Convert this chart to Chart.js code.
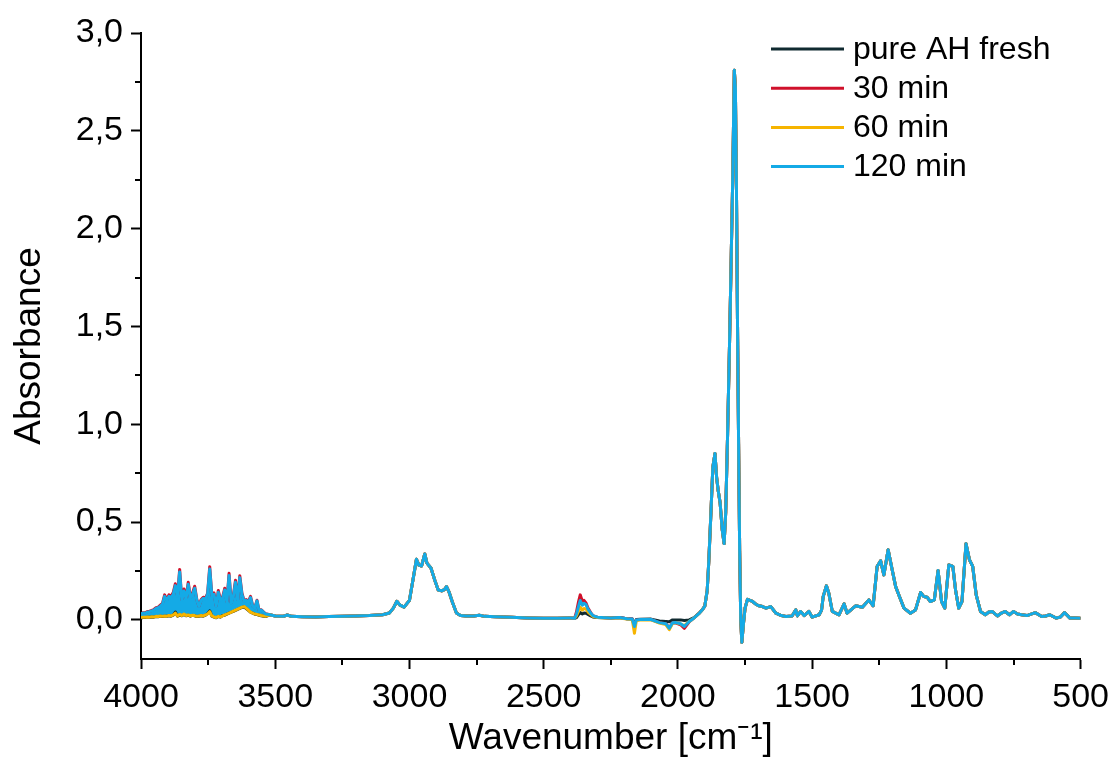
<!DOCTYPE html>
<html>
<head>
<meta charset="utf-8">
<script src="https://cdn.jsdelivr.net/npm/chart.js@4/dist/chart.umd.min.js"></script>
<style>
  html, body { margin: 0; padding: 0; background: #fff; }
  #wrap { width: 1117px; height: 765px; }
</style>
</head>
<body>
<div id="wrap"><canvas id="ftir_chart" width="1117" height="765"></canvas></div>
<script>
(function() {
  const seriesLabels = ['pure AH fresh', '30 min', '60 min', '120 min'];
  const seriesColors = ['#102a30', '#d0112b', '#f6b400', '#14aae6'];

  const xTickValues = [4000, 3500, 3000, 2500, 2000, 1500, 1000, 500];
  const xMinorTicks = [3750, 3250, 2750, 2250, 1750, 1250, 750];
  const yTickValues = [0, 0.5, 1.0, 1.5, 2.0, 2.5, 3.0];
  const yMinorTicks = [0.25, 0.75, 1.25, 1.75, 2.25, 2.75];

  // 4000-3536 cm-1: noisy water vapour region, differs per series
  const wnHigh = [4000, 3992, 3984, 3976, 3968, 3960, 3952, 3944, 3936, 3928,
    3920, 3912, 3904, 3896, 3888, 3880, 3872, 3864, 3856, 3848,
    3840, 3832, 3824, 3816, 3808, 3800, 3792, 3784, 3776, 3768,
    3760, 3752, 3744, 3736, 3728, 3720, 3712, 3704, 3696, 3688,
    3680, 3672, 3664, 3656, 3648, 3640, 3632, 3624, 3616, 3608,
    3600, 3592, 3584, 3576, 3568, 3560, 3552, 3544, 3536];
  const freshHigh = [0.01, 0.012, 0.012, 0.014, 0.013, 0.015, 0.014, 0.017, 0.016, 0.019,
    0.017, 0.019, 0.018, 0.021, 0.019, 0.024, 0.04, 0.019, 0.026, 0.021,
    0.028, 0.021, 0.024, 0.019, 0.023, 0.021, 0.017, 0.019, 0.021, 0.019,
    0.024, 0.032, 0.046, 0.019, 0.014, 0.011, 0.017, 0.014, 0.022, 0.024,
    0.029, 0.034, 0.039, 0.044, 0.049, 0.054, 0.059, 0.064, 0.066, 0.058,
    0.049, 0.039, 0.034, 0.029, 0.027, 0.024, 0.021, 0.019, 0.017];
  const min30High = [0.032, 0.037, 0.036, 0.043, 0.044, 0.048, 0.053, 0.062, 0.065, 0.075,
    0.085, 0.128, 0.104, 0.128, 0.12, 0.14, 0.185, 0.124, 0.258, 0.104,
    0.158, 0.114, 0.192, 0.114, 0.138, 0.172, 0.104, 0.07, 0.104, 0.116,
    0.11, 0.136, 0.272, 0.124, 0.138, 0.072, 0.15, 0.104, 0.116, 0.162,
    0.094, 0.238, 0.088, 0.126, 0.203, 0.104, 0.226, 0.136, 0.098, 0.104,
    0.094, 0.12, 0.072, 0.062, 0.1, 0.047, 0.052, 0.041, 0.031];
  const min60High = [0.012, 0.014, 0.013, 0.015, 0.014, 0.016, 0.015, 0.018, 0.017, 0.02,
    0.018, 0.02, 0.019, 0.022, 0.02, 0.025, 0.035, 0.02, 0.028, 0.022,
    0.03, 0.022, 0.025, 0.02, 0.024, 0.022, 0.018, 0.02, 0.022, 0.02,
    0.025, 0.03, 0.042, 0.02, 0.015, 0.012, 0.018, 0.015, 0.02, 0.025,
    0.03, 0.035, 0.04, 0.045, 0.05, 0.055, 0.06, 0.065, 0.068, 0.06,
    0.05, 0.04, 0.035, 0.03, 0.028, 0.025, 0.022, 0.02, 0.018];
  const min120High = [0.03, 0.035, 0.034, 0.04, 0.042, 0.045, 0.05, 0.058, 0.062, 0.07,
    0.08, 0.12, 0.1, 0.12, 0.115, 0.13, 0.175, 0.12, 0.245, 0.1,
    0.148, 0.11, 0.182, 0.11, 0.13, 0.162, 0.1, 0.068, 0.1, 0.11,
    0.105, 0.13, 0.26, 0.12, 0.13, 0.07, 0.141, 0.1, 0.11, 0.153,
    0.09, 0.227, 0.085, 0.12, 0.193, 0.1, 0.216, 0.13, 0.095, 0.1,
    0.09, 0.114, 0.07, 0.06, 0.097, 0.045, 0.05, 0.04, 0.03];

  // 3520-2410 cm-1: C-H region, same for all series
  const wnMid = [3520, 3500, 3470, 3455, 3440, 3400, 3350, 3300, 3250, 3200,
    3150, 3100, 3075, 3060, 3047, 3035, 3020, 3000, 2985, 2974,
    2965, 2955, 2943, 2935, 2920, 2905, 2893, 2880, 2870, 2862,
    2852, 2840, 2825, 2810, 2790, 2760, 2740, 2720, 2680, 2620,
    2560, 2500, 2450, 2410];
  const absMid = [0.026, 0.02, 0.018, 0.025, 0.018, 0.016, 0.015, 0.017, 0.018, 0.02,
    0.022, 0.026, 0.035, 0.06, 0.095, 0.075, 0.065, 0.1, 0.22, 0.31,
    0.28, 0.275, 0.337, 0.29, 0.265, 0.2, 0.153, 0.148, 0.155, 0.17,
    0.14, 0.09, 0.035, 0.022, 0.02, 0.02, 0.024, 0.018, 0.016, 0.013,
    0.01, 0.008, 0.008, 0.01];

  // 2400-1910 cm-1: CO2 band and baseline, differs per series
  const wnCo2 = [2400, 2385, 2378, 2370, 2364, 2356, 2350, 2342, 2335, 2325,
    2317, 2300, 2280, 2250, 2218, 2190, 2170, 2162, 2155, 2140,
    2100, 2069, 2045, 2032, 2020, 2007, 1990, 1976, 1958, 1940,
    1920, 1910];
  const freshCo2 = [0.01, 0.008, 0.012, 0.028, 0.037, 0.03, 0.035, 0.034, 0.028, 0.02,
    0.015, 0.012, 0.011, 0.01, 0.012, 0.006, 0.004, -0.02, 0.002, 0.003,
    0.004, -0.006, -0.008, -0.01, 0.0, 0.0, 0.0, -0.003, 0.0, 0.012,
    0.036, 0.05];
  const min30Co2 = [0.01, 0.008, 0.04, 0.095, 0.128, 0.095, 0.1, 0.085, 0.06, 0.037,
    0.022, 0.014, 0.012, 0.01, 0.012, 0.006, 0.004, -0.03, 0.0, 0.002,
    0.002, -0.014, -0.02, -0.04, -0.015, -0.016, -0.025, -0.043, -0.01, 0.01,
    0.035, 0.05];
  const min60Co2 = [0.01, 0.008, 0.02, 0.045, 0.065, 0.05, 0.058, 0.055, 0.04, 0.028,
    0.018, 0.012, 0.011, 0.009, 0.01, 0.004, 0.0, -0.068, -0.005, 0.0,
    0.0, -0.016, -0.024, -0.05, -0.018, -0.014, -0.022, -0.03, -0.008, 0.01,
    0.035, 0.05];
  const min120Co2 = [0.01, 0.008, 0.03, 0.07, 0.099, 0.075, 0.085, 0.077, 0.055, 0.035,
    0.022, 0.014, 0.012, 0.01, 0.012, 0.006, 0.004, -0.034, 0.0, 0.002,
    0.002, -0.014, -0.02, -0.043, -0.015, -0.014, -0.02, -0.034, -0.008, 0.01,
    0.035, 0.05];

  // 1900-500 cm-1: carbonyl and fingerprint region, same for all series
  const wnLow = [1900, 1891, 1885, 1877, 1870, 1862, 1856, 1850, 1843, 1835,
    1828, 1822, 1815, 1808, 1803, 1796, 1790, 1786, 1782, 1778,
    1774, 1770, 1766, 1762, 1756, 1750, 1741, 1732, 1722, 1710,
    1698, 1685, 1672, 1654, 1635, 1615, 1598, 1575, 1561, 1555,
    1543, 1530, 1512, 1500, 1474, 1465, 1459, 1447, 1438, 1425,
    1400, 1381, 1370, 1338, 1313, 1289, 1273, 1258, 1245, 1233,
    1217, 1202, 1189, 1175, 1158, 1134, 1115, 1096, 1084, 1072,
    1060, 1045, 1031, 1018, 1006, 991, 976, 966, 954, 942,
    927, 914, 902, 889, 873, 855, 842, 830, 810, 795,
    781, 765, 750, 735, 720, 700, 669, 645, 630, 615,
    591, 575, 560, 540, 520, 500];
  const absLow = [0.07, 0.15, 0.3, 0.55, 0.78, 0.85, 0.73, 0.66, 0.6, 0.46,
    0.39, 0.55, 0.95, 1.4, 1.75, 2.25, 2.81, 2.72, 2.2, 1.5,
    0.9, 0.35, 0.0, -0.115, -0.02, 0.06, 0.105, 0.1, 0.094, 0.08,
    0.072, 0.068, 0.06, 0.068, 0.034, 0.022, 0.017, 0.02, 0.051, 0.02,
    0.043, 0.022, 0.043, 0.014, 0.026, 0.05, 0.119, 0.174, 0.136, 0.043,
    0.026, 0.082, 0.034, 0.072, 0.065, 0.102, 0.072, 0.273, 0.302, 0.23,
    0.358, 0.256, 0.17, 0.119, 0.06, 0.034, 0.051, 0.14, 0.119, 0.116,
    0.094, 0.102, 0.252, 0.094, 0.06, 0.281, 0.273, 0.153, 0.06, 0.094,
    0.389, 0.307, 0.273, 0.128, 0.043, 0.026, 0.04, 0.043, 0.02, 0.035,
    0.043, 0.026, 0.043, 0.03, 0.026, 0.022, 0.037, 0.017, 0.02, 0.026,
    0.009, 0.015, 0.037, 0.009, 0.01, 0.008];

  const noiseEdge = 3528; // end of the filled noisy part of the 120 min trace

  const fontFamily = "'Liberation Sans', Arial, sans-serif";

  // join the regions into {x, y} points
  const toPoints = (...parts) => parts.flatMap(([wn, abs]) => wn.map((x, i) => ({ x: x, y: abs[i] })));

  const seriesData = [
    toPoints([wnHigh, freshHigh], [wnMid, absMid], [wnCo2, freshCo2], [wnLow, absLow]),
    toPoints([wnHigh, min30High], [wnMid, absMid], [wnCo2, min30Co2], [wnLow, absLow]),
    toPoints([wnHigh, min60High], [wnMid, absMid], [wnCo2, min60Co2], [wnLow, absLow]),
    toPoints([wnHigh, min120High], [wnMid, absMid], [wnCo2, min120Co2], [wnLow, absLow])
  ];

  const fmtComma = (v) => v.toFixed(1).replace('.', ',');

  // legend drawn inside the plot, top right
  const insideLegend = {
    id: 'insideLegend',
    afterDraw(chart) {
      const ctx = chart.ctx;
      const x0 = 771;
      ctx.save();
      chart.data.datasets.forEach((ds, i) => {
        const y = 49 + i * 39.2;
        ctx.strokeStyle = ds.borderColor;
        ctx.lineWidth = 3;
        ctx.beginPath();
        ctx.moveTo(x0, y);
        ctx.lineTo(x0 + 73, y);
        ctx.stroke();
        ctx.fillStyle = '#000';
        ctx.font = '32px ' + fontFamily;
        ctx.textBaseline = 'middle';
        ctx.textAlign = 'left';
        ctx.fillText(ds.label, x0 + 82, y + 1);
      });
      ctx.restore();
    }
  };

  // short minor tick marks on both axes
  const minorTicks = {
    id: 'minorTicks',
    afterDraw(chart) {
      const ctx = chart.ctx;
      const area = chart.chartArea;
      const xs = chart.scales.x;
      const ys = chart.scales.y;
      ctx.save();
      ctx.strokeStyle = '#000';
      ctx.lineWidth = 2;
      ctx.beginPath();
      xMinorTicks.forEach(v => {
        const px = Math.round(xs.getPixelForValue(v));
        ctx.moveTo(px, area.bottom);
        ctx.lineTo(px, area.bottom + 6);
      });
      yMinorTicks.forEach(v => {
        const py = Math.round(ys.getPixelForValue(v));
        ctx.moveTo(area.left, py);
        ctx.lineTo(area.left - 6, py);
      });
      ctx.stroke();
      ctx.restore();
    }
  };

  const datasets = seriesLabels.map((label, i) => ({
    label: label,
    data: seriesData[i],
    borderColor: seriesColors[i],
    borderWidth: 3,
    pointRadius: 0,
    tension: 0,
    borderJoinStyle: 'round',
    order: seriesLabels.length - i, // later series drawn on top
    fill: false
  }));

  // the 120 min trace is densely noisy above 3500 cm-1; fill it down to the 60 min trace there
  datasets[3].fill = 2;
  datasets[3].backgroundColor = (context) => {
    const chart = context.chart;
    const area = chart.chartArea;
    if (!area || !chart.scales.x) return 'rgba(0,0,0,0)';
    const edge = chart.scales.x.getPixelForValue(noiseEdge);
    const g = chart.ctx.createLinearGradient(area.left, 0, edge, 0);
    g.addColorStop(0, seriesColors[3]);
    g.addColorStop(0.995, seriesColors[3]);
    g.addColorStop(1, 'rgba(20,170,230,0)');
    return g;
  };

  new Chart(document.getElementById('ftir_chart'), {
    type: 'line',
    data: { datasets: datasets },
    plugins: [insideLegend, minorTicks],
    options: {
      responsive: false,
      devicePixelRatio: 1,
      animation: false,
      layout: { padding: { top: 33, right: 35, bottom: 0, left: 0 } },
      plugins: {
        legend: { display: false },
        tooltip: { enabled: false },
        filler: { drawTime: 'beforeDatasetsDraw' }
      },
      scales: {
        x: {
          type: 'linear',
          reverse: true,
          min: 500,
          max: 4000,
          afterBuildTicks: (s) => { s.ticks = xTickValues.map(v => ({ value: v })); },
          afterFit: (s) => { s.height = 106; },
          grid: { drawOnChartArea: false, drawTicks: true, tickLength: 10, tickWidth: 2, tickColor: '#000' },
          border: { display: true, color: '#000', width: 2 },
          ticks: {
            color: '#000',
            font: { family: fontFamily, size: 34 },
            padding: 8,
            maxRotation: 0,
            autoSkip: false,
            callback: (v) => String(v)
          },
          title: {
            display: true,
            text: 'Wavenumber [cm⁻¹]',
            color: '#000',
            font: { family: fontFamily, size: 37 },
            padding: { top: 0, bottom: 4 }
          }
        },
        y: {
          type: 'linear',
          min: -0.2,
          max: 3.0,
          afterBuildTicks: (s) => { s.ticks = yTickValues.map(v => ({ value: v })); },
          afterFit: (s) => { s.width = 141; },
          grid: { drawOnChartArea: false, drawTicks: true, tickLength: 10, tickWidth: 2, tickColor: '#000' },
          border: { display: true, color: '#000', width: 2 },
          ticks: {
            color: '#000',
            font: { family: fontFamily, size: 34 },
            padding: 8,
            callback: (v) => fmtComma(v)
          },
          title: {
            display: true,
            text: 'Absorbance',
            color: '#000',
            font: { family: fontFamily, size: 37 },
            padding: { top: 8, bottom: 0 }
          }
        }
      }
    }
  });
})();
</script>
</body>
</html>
--
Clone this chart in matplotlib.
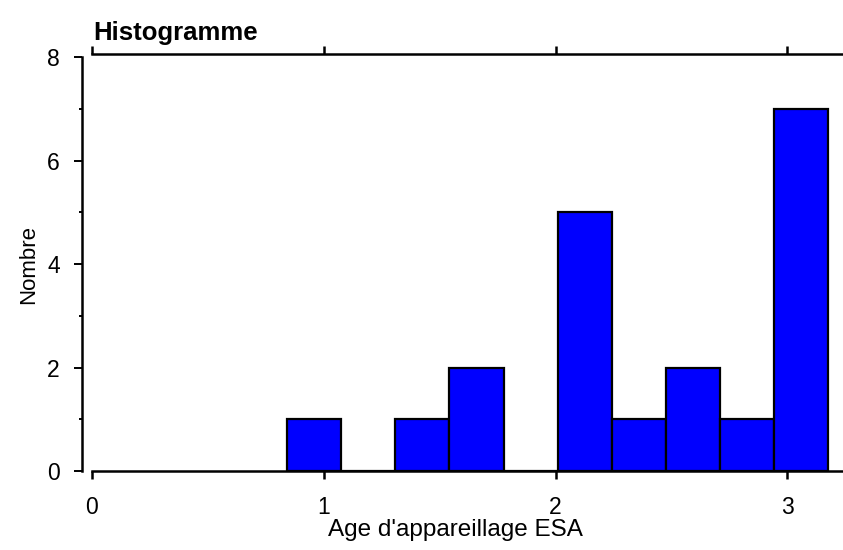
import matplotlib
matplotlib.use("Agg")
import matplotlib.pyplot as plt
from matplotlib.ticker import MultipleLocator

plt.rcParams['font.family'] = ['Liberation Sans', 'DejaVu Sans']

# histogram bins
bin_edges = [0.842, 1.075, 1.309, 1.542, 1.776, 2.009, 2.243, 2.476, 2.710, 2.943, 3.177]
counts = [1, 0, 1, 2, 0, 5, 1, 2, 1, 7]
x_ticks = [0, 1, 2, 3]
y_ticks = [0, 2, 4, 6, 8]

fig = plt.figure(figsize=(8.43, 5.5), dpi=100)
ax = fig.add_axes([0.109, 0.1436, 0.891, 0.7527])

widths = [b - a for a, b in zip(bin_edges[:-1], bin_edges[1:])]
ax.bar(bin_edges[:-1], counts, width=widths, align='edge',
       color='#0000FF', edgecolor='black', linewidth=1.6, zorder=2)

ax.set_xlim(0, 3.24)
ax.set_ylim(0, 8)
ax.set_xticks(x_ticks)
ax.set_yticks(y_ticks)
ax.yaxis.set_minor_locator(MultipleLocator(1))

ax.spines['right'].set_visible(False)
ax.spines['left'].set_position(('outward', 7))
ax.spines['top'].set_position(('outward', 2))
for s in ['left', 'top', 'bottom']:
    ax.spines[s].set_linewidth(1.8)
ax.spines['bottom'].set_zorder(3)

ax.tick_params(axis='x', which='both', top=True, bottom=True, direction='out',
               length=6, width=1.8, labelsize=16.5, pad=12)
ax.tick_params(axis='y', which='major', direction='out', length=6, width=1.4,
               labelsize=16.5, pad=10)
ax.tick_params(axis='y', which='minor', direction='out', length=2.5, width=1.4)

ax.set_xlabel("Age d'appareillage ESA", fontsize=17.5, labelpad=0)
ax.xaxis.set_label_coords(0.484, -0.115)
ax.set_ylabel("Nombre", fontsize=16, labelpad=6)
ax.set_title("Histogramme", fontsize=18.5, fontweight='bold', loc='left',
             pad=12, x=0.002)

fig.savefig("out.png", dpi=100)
==
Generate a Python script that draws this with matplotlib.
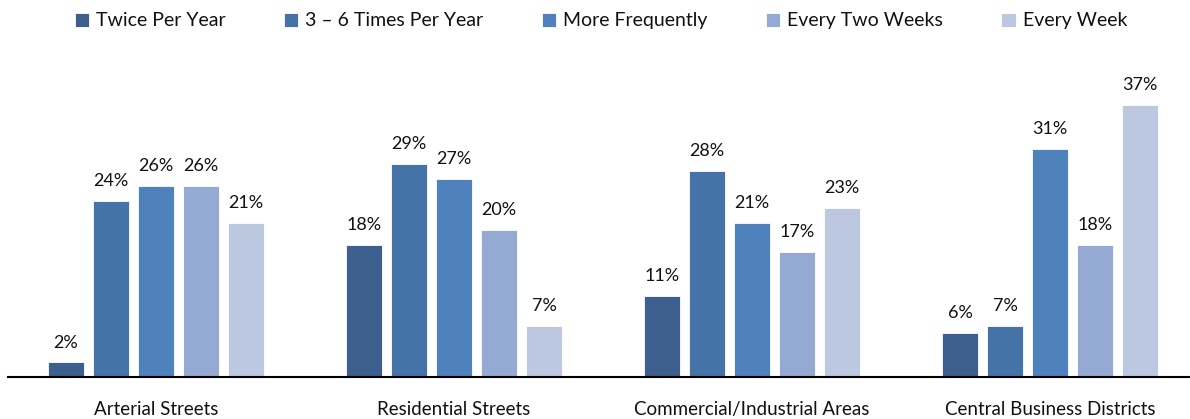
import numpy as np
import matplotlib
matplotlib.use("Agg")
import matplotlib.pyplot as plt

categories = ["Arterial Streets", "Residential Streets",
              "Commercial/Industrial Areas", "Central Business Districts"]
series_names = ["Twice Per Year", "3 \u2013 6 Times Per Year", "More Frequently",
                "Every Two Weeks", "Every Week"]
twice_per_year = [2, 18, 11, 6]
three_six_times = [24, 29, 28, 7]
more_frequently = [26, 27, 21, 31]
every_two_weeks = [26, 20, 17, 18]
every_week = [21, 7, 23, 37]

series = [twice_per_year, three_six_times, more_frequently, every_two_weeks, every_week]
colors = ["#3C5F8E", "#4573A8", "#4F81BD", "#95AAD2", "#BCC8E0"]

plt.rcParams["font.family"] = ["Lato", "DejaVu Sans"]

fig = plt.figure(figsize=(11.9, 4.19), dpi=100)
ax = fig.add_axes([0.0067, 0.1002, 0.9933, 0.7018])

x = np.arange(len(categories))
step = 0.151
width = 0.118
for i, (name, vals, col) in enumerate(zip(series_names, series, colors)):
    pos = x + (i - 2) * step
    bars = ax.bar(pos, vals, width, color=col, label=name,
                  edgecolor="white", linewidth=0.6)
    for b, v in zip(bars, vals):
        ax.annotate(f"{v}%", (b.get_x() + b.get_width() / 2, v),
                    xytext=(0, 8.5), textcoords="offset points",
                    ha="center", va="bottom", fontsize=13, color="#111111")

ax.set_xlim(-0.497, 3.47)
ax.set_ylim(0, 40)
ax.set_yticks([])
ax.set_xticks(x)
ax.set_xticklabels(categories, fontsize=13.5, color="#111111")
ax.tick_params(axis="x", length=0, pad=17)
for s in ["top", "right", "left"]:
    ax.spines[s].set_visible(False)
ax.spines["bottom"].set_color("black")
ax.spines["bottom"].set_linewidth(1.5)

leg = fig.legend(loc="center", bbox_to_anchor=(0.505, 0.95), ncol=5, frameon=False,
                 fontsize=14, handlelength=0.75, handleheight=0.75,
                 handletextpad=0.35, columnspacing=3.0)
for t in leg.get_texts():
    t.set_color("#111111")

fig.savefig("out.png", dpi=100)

#### Set exercise
From the line containing "Convert this chart to Chart.js code." through the line containing "const yMinorTicks = [0.25, 0.75, 1.25, 1.75, 2.25, 2.75];", copy every line above exactly, without pictures.

#### Exercise answer
Convert this chart to Chart.js code.
<!DOCTYPE html>
<html>
<head>
<meta charset="utf-8">
<script src="https://cdn.jsdelivr.net/npm/chart.js@4/dist/chart.umd.min.js"></script>
<style>
  html, body { margin: 0; padding: 0; background: #fff; }
  #wrap { width: 1117px; height: 765px; }
</style>
</head>
<body>
<div id="wrap"><canvas id="ftir_chart" width="1117" height="765"></canvas></div>
<script>
(function() {
  const seriesLabels = ['pure AH fresh', '30 min', '60 min', '120 min'];
  const seriesColors = ['#102a30', '#d0112b', '#f6b400', '#14aae6'];

  const xTickValues = [4000, 3500, 3000, 2500, 2000, 1500, 1000, 500];
  const xMinorTicks = [3750, 3250, 2750, 2250, 1750, 1250, 750];
  const yTickValues = [0, 0.5, 1.0, 1.5, 2.0, 2.5, 3.0];
  const yMinorTicks = [0.25, 0.75, 1.25, 1.75, 2.25, 2.75];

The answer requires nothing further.